Written instruction -> Copy exactly the lines that run from the top of the listing to the line containing "plt.rcParams['mathtext.rm'] = 'Liberation", both ends included, and omit the pictures.

Stored data ->
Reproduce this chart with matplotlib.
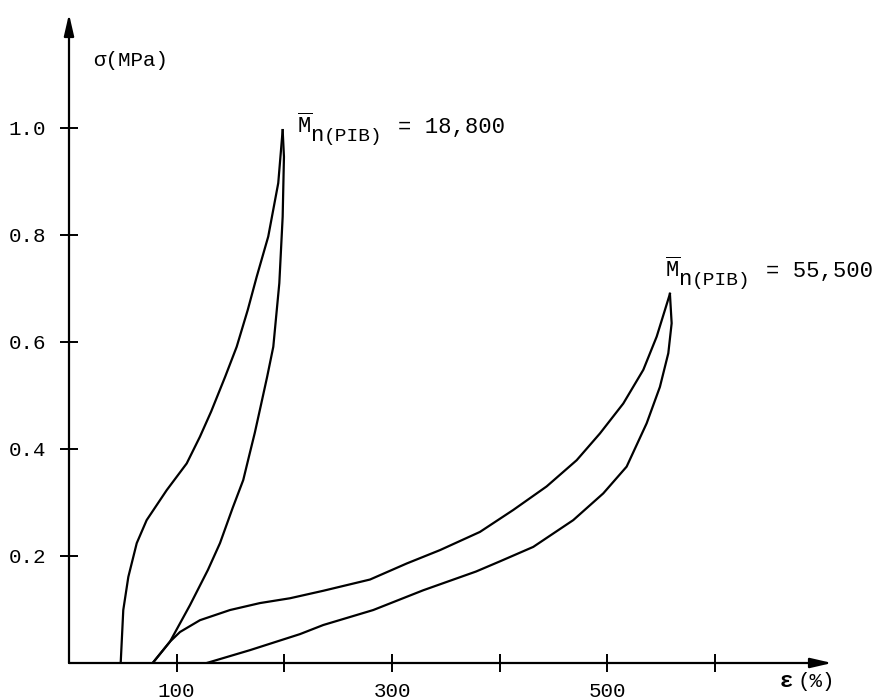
import matplotlib
matplotlib.use("Agg")
import matplotlib.pyplot as plt

plt.rcParams['font.family'] = ['Liberation Mono', 'DejaVu Sans Mono']
plt.rcParams['mathtext.fontset'] = 'custom'
plt.rcParams['mathtext.rm'] = 'Liberation Mono'

# Mn(PIB) = 18,800 : loading
strain_a_load = [48.0, 50.4, 55.1, 62.9, 72.1, 90.7, 109.3, 121.6, 132.0, 145.0,
                 155.7, 166.0, 174.3, 185.0, 194.3, 198.4]
stress_a_load = [0.0, 0.099, 0.161, 0.224, 0.267, 0.323, 0.373, 0.423, 0.470, 0.535,
                 0.591, 0.660, 0.722, 0.797, 0.897, 0.996]
# Mn(PIB) = 18,800 : unloading
strain_a_unload = [198.4, 199.6, 198.4, 195.3, 189.7, 184.0, 178.0, 172.5, 167.0, 161.8,
                   152.0, 140.2, 129.0, 112.3, 93.8, 77.7]
stress_a_unload = [0.996, 0.946, 0.834, 0.710, 0.591, 0.535, 0.480, 0.430, 0.385, 0.342,
                   0.290, 0.224, 0.174, 0.108, 0.040, 0.0]

# Mn(PIB) = 55,500 : loading
strain_b_load = [77.7, 93.8, 103.1, 121.6, 149.5, 177.3, 205.2, 236.1, 279.5, 313.6,
                 344.5, 381.6, 412.5, 443.5, 471.4, 493.0, 514.7, 533.3, 545.7, 553.4, 558.0]
stress_b_load = [0.0, 0.040, 0.058, 0.080, 0.099, 0.112, 0.121, 0.135, 0.156, 0.186,
                 0.211, 0.245, 0.286, 0.330, 0.379, 0.429, 0.485, 0.548, 0.610, 0.660, 0.690]
# Mn(PIB) = 55,500 : unloading
strain_b_unload = [558.0, 559.6, 556.5, 548.7, 536.4, 517.8, 496.1, 468.2, 431.1, 400.2,
                   378.0, 329.0, 282.5, 236.1, 214.5, 168.0, 127.9]
stress_b_unload = [0.690, 0.635, 0.579, 0.516, 0.448, 0.367, 0.317, 0.267, 0.217, 0.190,
                   0.171, 0.136, 0.099, 0.071, 0.054, 0.024, 0.0]

x_ticks = [100, 200, 300, 400, 500, 600]
x_tick_labels = ['100', '', '300', '', '500', '']
y_ticks = [0.2, 0.4, 0.6, 0.8, 1.0]
y_tick_labels = ['0.2', '0.4', '0.6', '0.8', '1.0']
mn_values = ['18,800', '55,500']

fig = plt.figure(figsize=(8.83, 7), dpi=100)
ax = fig.add_axes([69 / 883, 37 / 700, 763 / 883, 649 / 700])
ax.set_xlim(0, 708.5)
ax.set_ylim(0, 1.213)
for s in ax.spines.values():
    s.set_visible(False)

lw = 1.6
ax.plot(strain_a_load, stress_a_load, color='black', lw=lw)
ax.plot(strain_a_unload, stress_a_unload, color='black', lw=lw)
ax.plot(strain_b_load, stress_b_load, color='black', lw=lw)
ax.plot(strain_b_unload, stress_b_unload, color='black', lw=lw)

ax.set_xticks(x_ticks, x_tick_labels)
ax.set_yticks(y_ticks, y_tick_labels)
ax.tick_params(direction='inout', length=13, width=1.4, labelsize=15, color='black')
ax.tick_params(axis='y', pad=10)
ax.tick_params(axis='x', pad=7)

# axes drawn as arrows
arrow = dict(arrowstyle='-|>,head_length=1.3,head_width=0.3', mutation_scale=10,
             color='black', lw=1.6, shrinkA=0, shrinkB=0)
x_end = ax.get_xlim()[1]
y_end = ax.get_ylim()[1]
ax.annotate('', xy=(x_end, 0), xytext=(0, 0), arrowprops=arrow, annotation_clip=False)
ax.annotate('', xy=(0, y_end), xytext=(0, 0), arrowprops=arrow, annotation_clip=False)


def mn_label(x, y, value):
    # offsets in px, turned into points
    k = 0.72
    ax.annotate(r'$\overline{\mathrm{M}}$', (x, y), fontsize=16, va='baseline', ha='left')
    ax.annotate('n', (x, y), xytext=(13.3 * k, -8 * k), textcoords='offset points',
                fontsize=16, va='baseline')
    ax.annotate('(PIB)', (x, y), xytext=(26.6 * k, -8 * k), textcoords='offset points',
                fontsize=14, va='baseline')
    ax.annotate('= ' + value, (x, y), xytext=(101 * k, 0), textcoords='offset points',
                fontsize=16, va='baseline')


mn_label(211.4, 0.990, mn_values[0])
mn_label(553.4, 0.722, mn_values[1])

ax.text(22.3, 1.127, 'σ(MPa)', fontsize=15, va='center', ha='left')
ax.text(660, -0.0355, 'ε', fontsize=16, fontweight='bold', va='center', ha='left')
ax.text(676, -0.0355, '(%)', fontsize=15, va='center', ha='left')

fig.savefig('out.png', dpi=100)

Answer below ->
Reproduce this chart with matplotlib.
import matplotlib
matplotlib.use("Agg")
import matplotlib.pyplot as plt

plt.rcParams['font.family'] = ['Liberation Mono', 'DejaVu Sans Mono']
plt.rcParams['mathtext.fontset'] = 'custom'
plt.rcParams['mathtext.rm'] = 'Liberation Mono'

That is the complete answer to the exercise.